Records excerpted from a collection:
----

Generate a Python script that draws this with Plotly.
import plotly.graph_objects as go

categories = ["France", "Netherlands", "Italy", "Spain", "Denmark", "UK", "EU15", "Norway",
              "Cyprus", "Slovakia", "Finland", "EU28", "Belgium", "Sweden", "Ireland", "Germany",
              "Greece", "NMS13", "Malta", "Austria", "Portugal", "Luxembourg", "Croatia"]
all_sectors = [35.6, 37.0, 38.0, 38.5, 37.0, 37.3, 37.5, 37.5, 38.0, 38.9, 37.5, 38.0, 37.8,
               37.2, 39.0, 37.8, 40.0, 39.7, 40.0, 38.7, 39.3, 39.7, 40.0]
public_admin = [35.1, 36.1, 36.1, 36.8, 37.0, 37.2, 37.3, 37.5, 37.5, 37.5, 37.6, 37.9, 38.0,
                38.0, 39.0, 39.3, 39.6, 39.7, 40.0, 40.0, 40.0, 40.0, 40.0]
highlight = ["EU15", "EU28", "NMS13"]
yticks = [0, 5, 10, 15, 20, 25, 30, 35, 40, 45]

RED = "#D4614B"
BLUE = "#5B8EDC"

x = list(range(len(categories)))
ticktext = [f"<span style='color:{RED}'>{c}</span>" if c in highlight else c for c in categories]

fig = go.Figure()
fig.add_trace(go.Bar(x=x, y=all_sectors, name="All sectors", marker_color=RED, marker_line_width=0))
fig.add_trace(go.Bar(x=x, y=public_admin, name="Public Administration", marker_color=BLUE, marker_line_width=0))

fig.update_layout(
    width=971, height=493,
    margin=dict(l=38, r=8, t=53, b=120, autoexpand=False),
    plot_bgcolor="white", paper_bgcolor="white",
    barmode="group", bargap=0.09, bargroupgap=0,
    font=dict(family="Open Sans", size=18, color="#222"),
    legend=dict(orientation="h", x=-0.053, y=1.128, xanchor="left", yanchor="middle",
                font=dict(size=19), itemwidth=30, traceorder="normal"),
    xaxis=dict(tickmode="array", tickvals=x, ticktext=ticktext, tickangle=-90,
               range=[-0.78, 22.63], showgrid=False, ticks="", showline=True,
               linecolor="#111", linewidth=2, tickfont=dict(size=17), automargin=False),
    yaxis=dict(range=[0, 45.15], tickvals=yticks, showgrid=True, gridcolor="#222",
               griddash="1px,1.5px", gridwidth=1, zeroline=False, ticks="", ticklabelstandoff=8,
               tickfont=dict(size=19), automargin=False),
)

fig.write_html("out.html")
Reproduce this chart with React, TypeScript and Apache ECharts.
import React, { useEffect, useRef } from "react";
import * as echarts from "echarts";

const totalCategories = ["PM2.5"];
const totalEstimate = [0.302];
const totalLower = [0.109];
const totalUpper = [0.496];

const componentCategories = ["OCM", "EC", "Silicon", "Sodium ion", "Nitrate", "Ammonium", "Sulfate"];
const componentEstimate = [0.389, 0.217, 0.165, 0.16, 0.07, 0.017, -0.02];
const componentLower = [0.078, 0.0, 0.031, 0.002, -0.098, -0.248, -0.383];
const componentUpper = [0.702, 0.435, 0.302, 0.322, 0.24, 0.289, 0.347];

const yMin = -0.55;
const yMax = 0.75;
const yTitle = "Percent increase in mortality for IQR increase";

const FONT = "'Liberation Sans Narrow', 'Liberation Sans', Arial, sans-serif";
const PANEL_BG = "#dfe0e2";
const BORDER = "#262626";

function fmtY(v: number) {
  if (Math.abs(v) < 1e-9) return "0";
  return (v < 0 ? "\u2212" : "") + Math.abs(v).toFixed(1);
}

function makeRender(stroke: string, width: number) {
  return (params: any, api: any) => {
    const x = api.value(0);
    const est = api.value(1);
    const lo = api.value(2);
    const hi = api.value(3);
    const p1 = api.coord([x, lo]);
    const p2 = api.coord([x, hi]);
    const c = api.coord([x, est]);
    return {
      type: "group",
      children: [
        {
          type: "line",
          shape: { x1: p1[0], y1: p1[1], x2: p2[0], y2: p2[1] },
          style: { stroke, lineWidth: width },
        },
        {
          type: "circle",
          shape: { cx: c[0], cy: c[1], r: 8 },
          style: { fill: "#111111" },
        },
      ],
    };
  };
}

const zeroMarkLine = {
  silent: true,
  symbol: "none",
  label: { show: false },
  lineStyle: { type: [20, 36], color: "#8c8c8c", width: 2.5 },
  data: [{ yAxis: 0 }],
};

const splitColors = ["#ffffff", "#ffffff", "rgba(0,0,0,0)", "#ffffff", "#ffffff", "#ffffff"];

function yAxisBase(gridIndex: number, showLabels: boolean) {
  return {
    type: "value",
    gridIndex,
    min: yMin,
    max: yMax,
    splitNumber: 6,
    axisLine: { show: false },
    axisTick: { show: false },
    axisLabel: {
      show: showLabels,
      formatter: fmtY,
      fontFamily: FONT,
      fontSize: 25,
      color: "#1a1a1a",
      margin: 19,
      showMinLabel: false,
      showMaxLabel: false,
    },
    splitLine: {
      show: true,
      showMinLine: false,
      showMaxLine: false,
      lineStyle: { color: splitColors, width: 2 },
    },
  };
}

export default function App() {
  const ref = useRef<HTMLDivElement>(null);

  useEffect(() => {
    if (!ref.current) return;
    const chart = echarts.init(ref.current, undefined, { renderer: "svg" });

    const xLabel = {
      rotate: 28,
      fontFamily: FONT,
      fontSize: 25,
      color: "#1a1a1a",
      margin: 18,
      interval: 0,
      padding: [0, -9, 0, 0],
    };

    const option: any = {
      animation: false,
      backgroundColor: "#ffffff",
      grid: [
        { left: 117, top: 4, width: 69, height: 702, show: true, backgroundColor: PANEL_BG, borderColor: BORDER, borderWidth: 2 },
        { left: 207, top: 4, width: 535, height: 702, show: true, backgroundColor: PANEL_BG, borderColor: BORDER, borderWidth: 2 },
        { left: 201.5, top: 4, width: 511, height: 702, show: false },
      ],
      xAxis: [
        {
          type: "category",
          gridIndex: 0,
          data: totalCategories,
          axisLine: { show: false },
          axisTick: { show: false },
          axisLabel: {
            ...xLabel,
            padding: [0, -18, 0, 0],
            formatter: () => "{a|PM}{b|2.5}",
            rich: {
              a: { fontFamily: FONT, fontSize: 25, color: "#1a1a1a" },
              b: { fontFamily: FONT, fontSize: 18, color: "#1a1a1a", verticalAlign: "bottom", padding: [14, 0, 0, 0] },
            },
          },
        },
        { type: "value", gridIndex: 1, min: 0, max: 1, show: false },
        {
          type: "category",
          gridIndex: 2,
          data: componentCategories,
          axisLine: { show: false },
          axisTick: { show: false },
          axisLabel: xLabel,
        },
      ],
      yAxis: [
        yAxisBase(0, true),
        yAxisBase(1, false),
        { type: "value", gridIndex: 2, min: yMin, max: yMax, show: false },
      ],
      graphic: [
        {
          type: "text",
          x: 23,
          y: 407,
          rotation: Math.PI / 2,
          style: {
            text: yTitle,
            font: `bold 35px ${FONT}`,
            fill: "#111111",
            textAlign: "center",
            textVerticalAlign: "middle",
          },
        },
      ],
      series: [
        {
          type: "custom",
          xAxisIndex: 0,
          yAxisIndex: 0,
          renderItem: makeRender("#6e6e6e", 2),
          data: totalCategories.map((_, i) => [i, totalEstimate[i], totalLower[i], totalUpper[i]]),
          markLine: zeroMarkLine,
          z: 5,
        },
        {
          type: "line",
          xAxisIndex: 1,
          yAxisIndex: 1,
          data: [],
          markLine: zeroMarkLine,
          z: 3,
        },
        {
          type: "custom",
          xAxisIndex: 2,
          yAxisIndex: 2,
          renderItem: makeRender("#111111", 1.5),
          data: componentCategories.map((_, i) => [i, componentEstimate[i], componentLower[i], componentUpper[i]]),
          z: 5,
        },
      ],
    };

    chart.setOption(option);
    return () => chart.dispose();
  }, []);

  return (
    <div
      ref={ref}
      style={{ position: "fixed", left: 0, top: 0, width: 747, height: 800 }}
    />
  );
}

----

* [The problem]
Starting at the top of the data above, repeat every line exactly until the line containing "import plotly.graph_objects as go" has been given, then stop.

* [Reply to the task]
Generate a Python script that draws this with Plotly.
import plotly.graph_objects as go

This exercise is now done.